Combining Structural, Spectroscopic, and Biochemical Tools to Understand and Control Electronic Structure within f-Block Complexes and Clusters
Assistant Professor Korey Carter; Department of Chemistry, University of Iowa
The biological and physical chemistry of actinides is not only relevant to a number of applied problems, it has also revealed some outstanding selectivity and specificity features of both synthetic and natural systems for f-element binding. Understanding the fundamental bonding interactions of these selective metal assemblies presents a rich set of scientific challenges as well as opportunities to design new molecular architectures with specific applications in mind.
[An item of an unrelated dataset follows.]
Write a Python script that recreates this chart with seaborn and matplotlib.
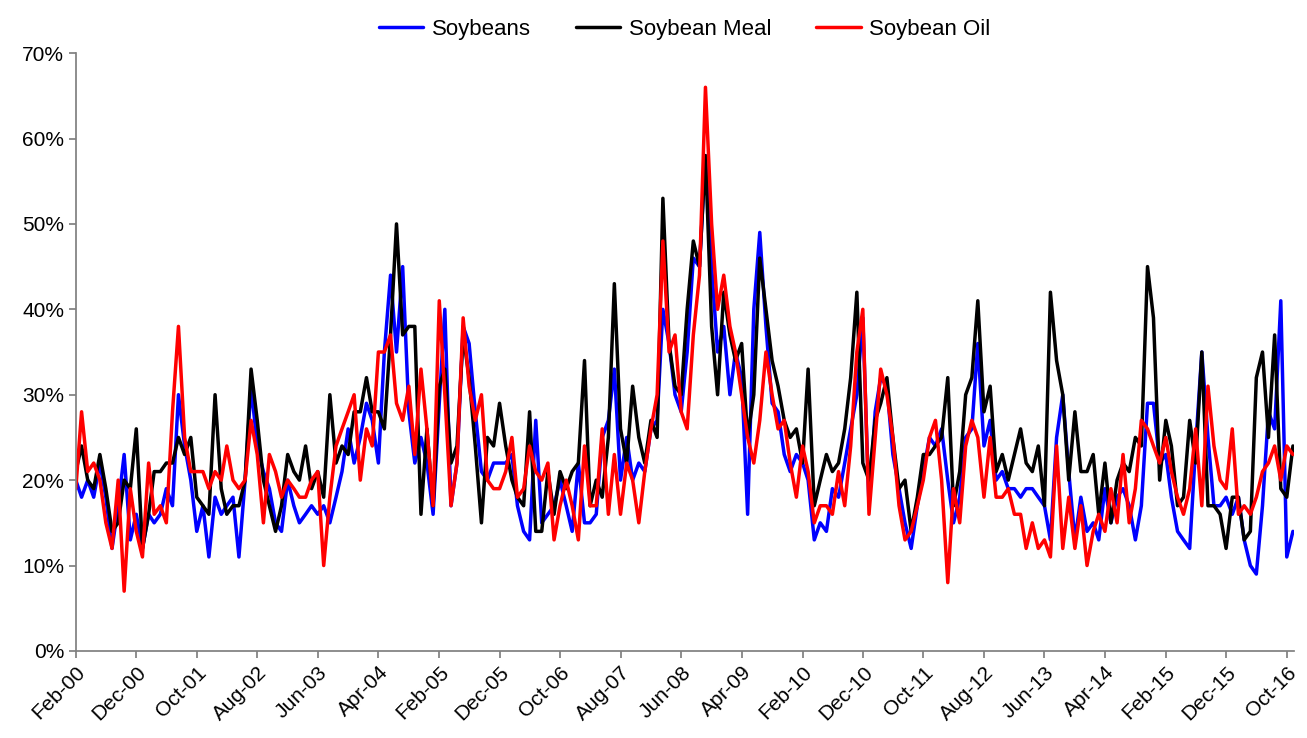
import numpy as np
import pandas as pd
import matplotlib
matplotlib.use("Agg")
import matplotlib.pyplot as plt
import seaborn as sns

soybeans = [20,18,20,18,22,18,12,17,23,13,16,
    12,16,15,16,19,17,30,24,20,14,17,11,
    18,16,17,18,11,20,31,24,21,19,15,14,
    20,17,15,16,17,16,17,15,18,21,26,22,
    25,29,27,22,35,44,35,45,28,22,25,22,
    16,29,40,17,22,38,36,28,21,20,22,22,
    22,23,17,14,13,27,15,16,17,20,17,14,
    22,15,15,16,25,27,33,20,25,20,22,21,
    26,27,40,36,30,28,35,46,45,58,45,35,
    38,30,35,32,16,40,49,38,29,28,23,21,
    23,22,20,13,15,14,19,18,22,26,30,39,
    17,28,32,31,23,19,15,12,17,21,25,24,
    26,20,15,18,25,26,36,24,27,20,21,19,
    19,18,19,19,18,17,13,25,30,21,13,18,
    14,15,13,19,15,18,19,17,13,17,29,29,
    22,23,18,14,13,12,24,35,25,17,17,18,
    16,18,13,10,9,17,28,26,41,11,14]
soymeal = [21,24,20,19,23,19,14,15,20,19,26,
    12,16,21,21,22,22,25,23,25,18,17,16,
    30,19,16,17,17,20,33,27,20,17,14,17,
    23,21,20,24,19,21,18,30,22,24,23,28,
    28,32,28,28,26,37,50,37,38,38,16,26,
    17,31,33,22,24,37,32,24,15,25,24,29,
    24,20,18,17,28,14,14,21,16,21,19,21,
    22,34,17,20,18,25,43,26,22,31,25,22,
    27,25,53,36,31,30,40,48,45,58,38,30,
    42,37,34,36,25,30,46,40,34,31,27,25,
    26,22,33,17,20,23,21,22,26,32,42,22,
    20,27,29,32,25,19,20,14,18,23,23,24,
    25,32,17,21,30,32,41,28,31,21,23,20,
    23,26,22,21,24,17,42,34,30,20,28,21,
    21,23,16,22,15,20,22,21,25,24,45,39,
    20,27,24,17,18,27,22,35,17,17,16,12,
    18,18,13,14,32,35,25,37,19,18,24]
soyoil = [19,28,21,22,20,15,12,20,7,19,14,
    11,22,16,17,15,28,38,25,21,21,21,19,
    21,20,24,20,19,20,27,23,15,23,21,18,
    20,19,18,18,20,21,10,18,24,26,28,30,
    20,26,24,35,35,37,29,27,31,23,33,26,
    17,41,30,17,22,39,31,27,30,20,19,19,
    21,25,18,19,24,21,20,22,13,17,20,17,
    13,24,17,17,26,16,23,16,22,20,15,21,
    26,30,48,35,37,28,26,37,44,66,50,40,
    44,38,35,30,25,22,27,35,30,26,27,22,
    18,24,21,15,17,17,16,21,17,24,35,40,
    16,25,33,30,25,17,13,14,17,20,25,27,
    20,8,19,15,24,27,25,18,25,18,18,19,
    16,16,12,15,12,13,11,24,12,18,12,17,
    10,14,16,14,19,15,23,15,19,27,26,24,
    22,25,21,18,16,19,26,17,31,24,20,19,
    26,16,17,16,18,21,22,24,20,24,23]

dates = pd.date_range("2000-02-01", periods=len(soybeans), freq="MS")
df = pd.concat([
    pd.DataFrame({"date": dates, "value": np.array(soybeans)/100, "series": "Soybeans"}),
    pd.DataFrame({"date": dates, "value": np.array(soymeal)/100, "series": "Soybean Meal"}),
    pd.DataFrame({"date": dates, "value": np.array(soyoil)/100, "series": "Soybean Oil"}),
])

sns.set_theme(style="white")
plt.rcParams['font.family'] = ['Liberation Sans', 'DejaVu Sans']
plt.rcParams['text.color'] = 'black'
plt.rcParams['xtick.color'] = 'black'
plt.rcParams['ytick.color'] = 'black'
fig, ax = plt.subplots(figsize=(13.07, 7.38), dpi=100)
fig.subplots_adjust(left=0.058, right=0.99, top=0.928, bottom=0.118)
sns.lineplot(data=df, x="date", y="value", hue="series",
             palette={"Soybeans": "#0000ff", "Soybean Meal": "#000000", "Soybean Oil": "#ff0000"},
             linewidth=2.5, ax=ax)
ax.set_ylim(0, 0.7)
ax.set_yticks(np.arange(0, 0.71, 0.1))
ax.set_yticklabels([f"{int(round(v*100))}%" for v in np.arange(0, 0.71, 0.1)], fontsize=15)
ticks = dates[::10]
ax.set_xticks(ticks)
ax.set_xticklabels([d.strftime("%b-%y") for d in ticks], rotation=45, ha="right", rotation_mode="anchor", fontsize=15)
ax.set_xlim(dates[0], dates[-1] + pd.Timedelta(days=5))
ax.set_xlabel(""); ax.set_ylabel("")
for s in ["top", "right"]:
    ax.spines[s].set_visible(False)
for s in ["left", "bottom"]:
    ax.spines[s].set_color("#808080")
ax.tick_params(axis="both", direction="out", length=5, color="#808080", labelcolor="black", left=True, bottom=True)
leg = ax.legend(loc="lower center", bbox_to_anchor=(0.5, 1.0), ncol=3, frameon=False, fontsize=16,
                handlelength=2.0, handletextpad=0.4, columnspacing=2.0, borderaxespad=0.2)
for t in leg.get_texts():
    t.set_color("black")
fig.savefig("out.png", dpi=100)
Our experimental approach uses a combination of structural, spectroscopic, and biochemical studies to characterize the selective binding of f-block metal ions by biomimetic hard oxygen-donor architectures and polyoxometalate (POMs) clusters. X-ray diffraction (XRD) and X-ray absorption studies (XAS) will be emphasized as these techniques have allowed for a pathway to explore the structural chemistry of some of the most exotic natural (AcIII) and synthetic (EsIII) radionuclides in the periodic table. EPR spectroscopy results will be highlighted as these have been used to definitively confirm and understand the behavior of the dioxygen radicals stabilized in actinide polyoxometalate species. Finally, preliminary efforts to tune f-element POMs so that they can harness atomic clock transitions for quantum information science applications will be described as well.